A Picture of Spite
Proverbs 6:12-15
A naughty person, a wicked man, walks with a fraudulent mouth.…


I. THE SPITEFUL MAN DEFINED GENERALLY. (Ver. 12.) He is "naughty," the old English word being expressive; otherwise "a thing of naught," a "slight man" (Shakespeare); in German heilloss, "unsound," "unworthy," and so worthless. Gather up the sense and force of these adjectives, and we get the idea comprehensively of badness, the sensuous counterpart of which is rottenness, corruption.

II. HIS CHARACTERISTICS. (Vers. 13, 14)

1. In mien and gesture and language. His mouth is twisted to a false expression, and utters false things. There is an obliquity and uncertainty in his glance (comp. Proverbs 10:10). He is full of shy tricks and hints - the thrust of the foot, nudges and signs with his fingers. "The shrug, the 'hum!' the 'ha!' those petty brands that calumny doth use" (Shakespeare).

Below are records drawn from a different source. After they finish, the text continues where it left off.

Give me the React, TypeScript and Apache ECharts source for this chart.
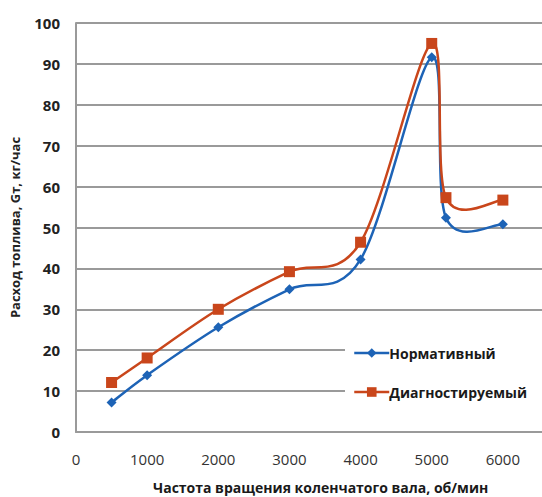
import React, { useEffect, useRef } from "react";
import * as echarts from "echarts";

const rpm = [500, 1000, 2000, 3000, 4000, 5000, 5200, 6000];
const normative = [7.2, 13.9, 25.6, 34.9, 42.2, 91.6, 52.4, 50.8];
const diagnosed = [12.1, 18.1, 30, 39.2, 46.4, 95, 57.3, 56.7];
const seriesNames = ["Нормативный", "Диагностируемый"];
const xTitle = "Частота вращения коленчатого вала, об/мин";
const yTitle = "Расход топлива, Gт, кг/час";

const FONT = "'Open Sans', 'DejaVu Sans', sans-serif";
const BLUE = "#1d63b6";
const RED = "#c9461b";

// Excel-like smoothed curve (Catmull-Rom in pixel space) via custom series
function smoothCurve(ys: number[], color: string, name: string) {
  return {
    name,
    type: "custom",
    z: 2,
    silent: true,
    data: rpm.map((x, i) => [x, ys[i]]),
    renderItem: (params: any, api: any) => {
      if (params.dataIndex !== 0) return null;
      const pts = rpm.map((x, i) => api.coord([x, ys[i]]));
      let d = `M ${pts[0][0]} ${pts[0][1]}`;
      for (let i = 0; i < pts.length - 1; i++) {
        const p0 = pts[Math.max(i - 1, 0)];
        const p1 = pts[i];
        const p2 = pts[i + 1];
        const p3 = pts[Math.min(i + 2, pts.length - 1)];
        const c1x = p1[0] + (p2[0] - p0[0]) / 6;
        const c1y = p1[1] + (p2[1] - p0[1]) / 6;
        const c2x = p2[0] - (p3[0] - p1[0]) / 6;
        const c2y = p2[1] - (p3[1] - p1[1]) / 6;
        d += ` C ${c1x} ${c1y} ${c2x} ${c2y} ${p2[0]} ${p2[1]}`;
      }
      return {
        type: "path",
        shape: { pathData: d },
        style: { fill: "none", stroke: color, lineWidth: 2.5 },
      };
    },
  };
}

export default function App() {
  const ref = useRef<HTMLDivElement>(null);
  useEffect(() => {
    if (!ref.current) return;
    const chart = echarts.init(ref.current, undefined, { renderer: "svg" });
    const pair = (ys: number[]) => rpm.map((x, i) => [x, ys[i]]);
    chart.setOption({
      animation: false,
      backgroundColor: "#ffffff",
      grid: { left: 74, right: 0, top: 23, bottom: 65 },
      legend: {
        orient: "vertical",
        left: 345,
        top: 340,
        itemWidth: 35,
        itemHeight: 12,
        itemGap: 25,
        backgroundColor: "#ffffff",
        padding: [6, 30, 6, 8],
        textStyle: { fontFamily: FONT, fontSize: 14, fontWeight: "bold", color: "#1a1a1a", padding: [0, 0, 0, -5] },
        data: [
          { name: seriesNames[0], lineStyle: { color: BLUE, width: 2.5, opacity: 1 } },
          { name: seriesNames[1], lineStyle: { color: RED, width: 2.5, opacity: 1 } },
        ],
      },
      xAxis: {
        type: "value",
        min: 0,
        max: 6550,
        interval: 1000,
        axisLine: { show: true, lineStyle: { color: "#9a9a9a", width: 2 } },
        axisTick: { show: false },
        splitLine: { show: false },
        axisLabel: {
          margin: 19,
          fontFamily: FONT,
          fontSize: 15,
          color: "#333",
          showMaxLabel: false,
          formatter: (v: number) => (v % 1000 === 0 ? String(v) : ""),
        },
      },
      yAxis: {
        type: "value",
        min: 0,
        max: 100,
        interval: 10,
        name: yTitle,
        nameLocation: "middle",
        nameGap: 55,
        nameTextStyle: { fontFamily: FONT, fontSize: 13, fontWeight: "bold", color: "#222" },
        axisLine: { show: true, lineStyle: { color: "#9a9a9a", width: 2 } },
        axisTick: { show: false },
        splitLine: { show: true, lineStyle: { color: "#9a9a9a", width: 2 } },
        axisLabel: { margin: 16, fontFamily: FONT, fontSize: 15, fontWeight: "bold", color: "#222" },
      },
      graphic: [
        {
          type: "text",
          left: 153,
          top: 480,
          style: { text: xTitle, font: `bold 14px ${FONT}`, fill: "#1a1a1a" },
        },
      ],
      series: [
        smoothCurve(normative, BLUE, "_normCurve"),
        smoothCurve(diagnosed, RED, "_diagCurve"),
        {
          name: seriesNames[0],
          type: "line",
          z: 3,
          data: pair(normative),
          symbol: "diamond",
          symbolSize: 10,
          lineStyle: { color: BLUE, width: 2.5, opacity: 0 },
          itemStyle: { color: BLUE },
        },
        {
          name: seriesNames[1],
          type: "line",
          z: 3,
          data: pair(diagnosed),
          symbol: "rect",
          symbolSize: 11,
          lineStyle: { color: RED, width: 2.5, opacity: 0 },
          itemStyle: { color: RED },
        },
      ],
    });
    return () => chart.dispose();
  }, []);
  return <div ref={ref} style={{ width: 542, height: 497, position: "absolute", left: 0, top: 0 }} />;
}
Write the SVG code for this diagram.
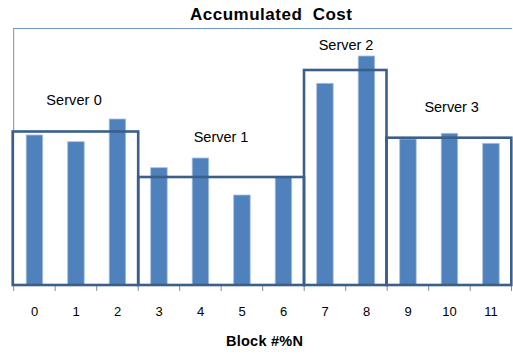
<svg xmlns="http://www.w3.org/2000/svg" width="513" height="355" viewBox="0 0 513 355">
  <style>
    .bar { fill: #4F81BD; stroke: #A7C0DE; stroke-width: 0.8; }
    .srv { fill: none; stroke: #3A5F8B; stroke-width: 2.6; }
    .tick { stroke: #8C8C8C; stroke-width: 1; }
    .lbl { font-family: "Liberation Sans", Arial, sans-serif; font-size: 14.5px; fill: #000; }
    .num { font-family: "Liberation Sans", Arial, sans-serif; font-size: 13px; fill: #000; text-anchor: middle; }
    .ttl { font-family: "Liberation Sans", Arial, sans-serif; font-weight: bold; fill: #000; text-anchor: middle; }
  </style>
  <rect x="0" y="0" width="513" height="355" fill="#FFFFFF"/>

  <!-- plot area frame -->
  <line x1="14" y1="28.5" x2="512" y2="28.5" stroke="#6F94C6" stroke-width="1.2"/>
  <line x1="13.7" y1="28" x2="13.7" y2="291" class="tick"/>

  <!-- bars: one per block, category width 41.5 starting at x=13.7 -->
  <g id="bars">
    <rect class="bar" x="26.2" y="135" width="16.5" height="150"/>
    <rect class="bar" x="67.7" y="141.7" width="16.5" height="143.3"/>
    <rect class="bar" x="109.2" y="119" width="16.5" height="166"/>
    <rect class="bar" x="150.7" y="167.7" width="16.5" height="117.3"/>
    <rect class="bar" x="192.2" y="158" width="16.5" height="127"/>
    <rect class="bar" x="233.7" y="195" width="16.5" height="90"/>
    <rect class="bar" x="275.2" y="177" width="16.5" height="108"/>
    <rect class="bar" x="316.7" y="83.3" width="16.5" height="201.7"/>
    <rect class="bar" x="358.2" y="56" width="16.5" height="229"/>
    <rect class="bar" x="399.7" y="139" width="16.5" height="146"/>
    <rect class="bar" x="441.2" y="133.3" width="16.5" height="151.7"/>
    <rect class="bar" x="482.7" y="143.3" width="16.5" height="141.7"/>
  </g>

  <!-- axis ticks -->
  <g id="ticks">
    <line class="tick" x1="55.2" y1="285" x2="55.2" y2="291"/>
    <line class="tick" x1="96.7" y1="285" x2="96.7" y2="291"/>
    <line class="tick" x1="138.2" y1="285" x2="138.2" y2="291"/>
    <line class="tick" x1="179.7" y1="285" x2="179.7" y2="291"/>
    <line class="tick" x1="221.2" y1="285" x2="221.2" y2="291"/>
    <line class="tick" x1="262.7" y1="285" x2="262.7" y2="291"/>
    <line class="tick" x1="304.2" y1="285" x2="304.2" y2="291"/>
    <line class="tick" x1="345.7" y1="285" x2="345.7" y2="291"/>
    <line class="tick" x1="387.2" y1="285" x2="387.2" y2="291"/>
    <line class="tick" x1="428.7" y1="285" x2="428.7" y2="291"/>
    <line class="tick" x1="470.2" y1="285" x2="470.2" y2="291"/>
    <line class="tick" x1="511.5" y1="285" x2="511.5" y2="291"/>
  </g>

  <!-- server groups -->
  <g id="server0">
    <rect class="srv" x="12.7" y="131.5" width="125.5" height="153.5"/>
    <text class="lbl" x="74" y="105" text-anchor="middle" textLength="55.5">Server 0</text>
  </g>
  <g id="server1">
    <rect class="srv" x="138.2" y="177" width="165.8" height="108"/>
    <text class="lbl" x="221" y="141.7" text-anchor="middle" textLength="54.5">Server 1</text>
  </g>
  <g id="server2">
    <rect class="srv" x="304" y="70" width="82.5" height="215"/>
    <text class="lbl" x="346" y="50" text-anchor="middle" textLength="54.5">Server 2</text>
  </g>
  <g id="server3">
    <rect class="srv" x="386.5" y="137.7" width="124.8" height="147.3"/>
    <text class="lbl" x="451.7" y="112.3" text-anchor="middle" textLength="54.5">Server 3</text>
  </g>

  <!-- category labels -->
  <g id="categories">
    <text class="num" x="34.5" y="316">0</text>
    <text class="num" x="76" y="316">1</text>
    <text class="num" x="117.5" y="316">2</text>
    <text class="num" x="159" y="316">3</text>
    <text class="num" x="200.5" y="316">4</text>
    <text class="num" x="242" y="316">5</text>
    <text class="num" x="283.5" y="316">6</text>
    <text class="num" x="325" y="316">7</text>
    <text class="num" x="366.5" y="316">8</text>
    <text class="num" x="408" y="316">9</text>
    <text class="num" x="449.5" y="316">10</text>
    <text class="num" x="491" y="316">11</text>
  </g>

  <!-- titles -->
  <text class="ttl" x="271" y="19.5" font-size="17px" xml:space="preserve" textLength="162">Accumulated  Cost</text>
  <text class="ttl" x="264.5" y="346" font-size="14.5px" textLength="77">Block #%N</text>
</svg>
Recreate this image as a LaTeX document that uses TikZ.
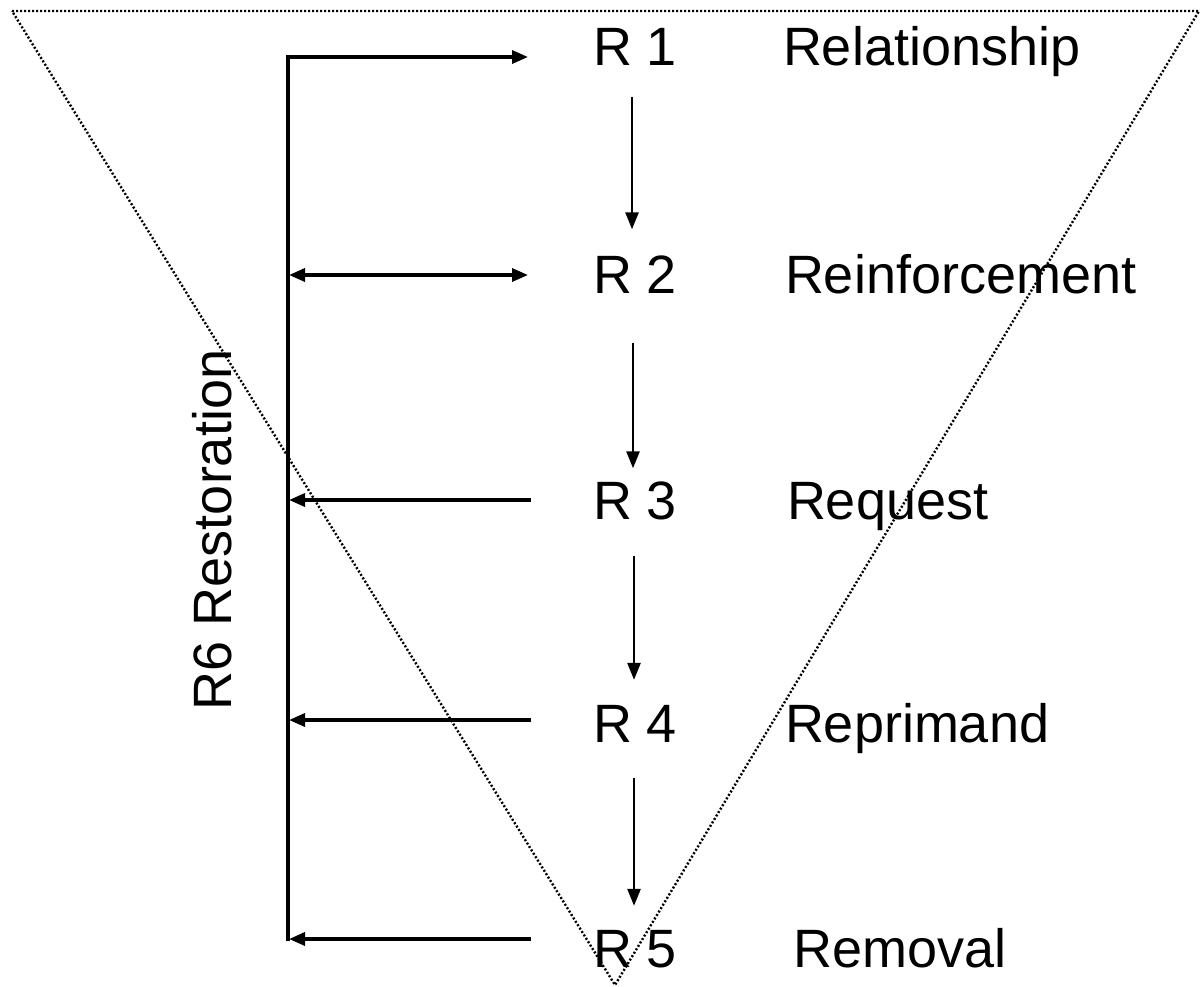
\documentclass[tikz,border=0pt]{standalone}
\usepackage{fontspec}
\setmainfont{Liberation Sans}
\usetikzlibrary{arrows.meta}
\begin{document}
\begin{tikzpicture}[x=1pt,y=-1pt,
  lbl/.style={inner sep=0pt,outer sep=0pt,anchor=base west,font=\fontsize{54}{60}\selectfont},
  tri/.style={line width=2.4pt,dash pattern=on 2pt off 2pt,black},
  hline/.style={line width=3.4pt,-{Triangle[length=16pt,width=13pt]}},
  vline/.style={line width=2.6pt,-{Triangle[length=17pt,width=13pt]}},
  bus/.style={line width=3.4pt}]
\useasboundingbox (0,0) rectangle (1204,986);
% dotted inverted triangle
\draw[tri] (12,11) -- (1199,11) -- (615,985) -- cycle;
% R labels
\node[lbl] (r1) at (593,65) {R 1};
\node[lbl] (r2) at (593,293) {R 2};
\node[lbl] (r3) at (593,519) {R 3};
\node[lbl] (r4) at (593,742) {R 4};
\node[lbl] (r5) at (593,967) {R 5};
% names
\node[lbl] (n1) at (783,65) {Relationship};
\node[lbl] (n2) at (785,293) {Reinforcement};
\node[lbl] (n3) at (787,519) {Request};
\node[lbl] (n4) at (785,742) {Reprimand};
\node[lbl] (n5) at (793,967) {Removal};
% rotated label
\node[lbl,rotate=90] (r6) at (231,710) {R6 Restoration};
% vertical arrows
\draw[vline] ([xshift=-3pt,yshift=-32pt]r1.south) -- ([xshift=-3pt,yshift=26pt]r2.north);
\draw[vline] ([xshift=-2pt,yshift=-50pt]r2.south) -- ([xshift=-2pt,yshift=13pt]r3.north);
\draw[vline] ([xshift=-1pt,yshift=-36pt]r3.south) -- ([xshift=-1pt,yshift=25pt]r4.north);
\draw[vline] ([xshift=-1pt,yshift=-36pt]r4.south) -- ([xshift=-1pt,yshift=24pt]r5.north);
% bus
\coordinate (b1) at (288,57);
\coordinate (b2) at (288,275);
\coordinate (b3) at (288,500);
\coordinate (b4) at (288,720);
\coordinate (b5) at (288,939);
\coordinate (e1) at (528,57);
\coordinate (e2) at (528,275);
\coordinate (e3) at (531,500);
\coordinate (e4) at (531,720);
\coordinate (e5) at (531,939);
\draw[bus,line cap=rect] (b1) -- (b5);
\draw[hline] (b1) -- (e1);
\draw[hline,{Triangle[length=16pt,width=13pt]}-{Triangle[length=16pt,width=13pt]}] ([xshift=1pt]b2) -- (e2);
\draw[hline] (e3) -- ([xshift=1pt]b3);
\draw[hline] (e4) -- ([xshift=1pt]b4);
\draw[hline] (e5) -- ([xshift=1pt]b5);
\end{tikzpicture}
\end{document}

2. In spirit perverse. It is a nature awry, inwardly deformed. Busily inventive, scheming mischief, breeding quarrels (comp. on Proverbs 3:29). It is a mind naturally active and curious, which, disabled from good, swings inevitably to the other extreme.

III. HIS DESTINY. An overthrow, sudden, utter, irremediable.

1. This is described constantly as the common doom of all kinds of wickedness.

2. The Bible makes sharp distinctions, and opposes characters in an absolute manner. Fine distinctions would run into the infinite. But we must make them in every particular case.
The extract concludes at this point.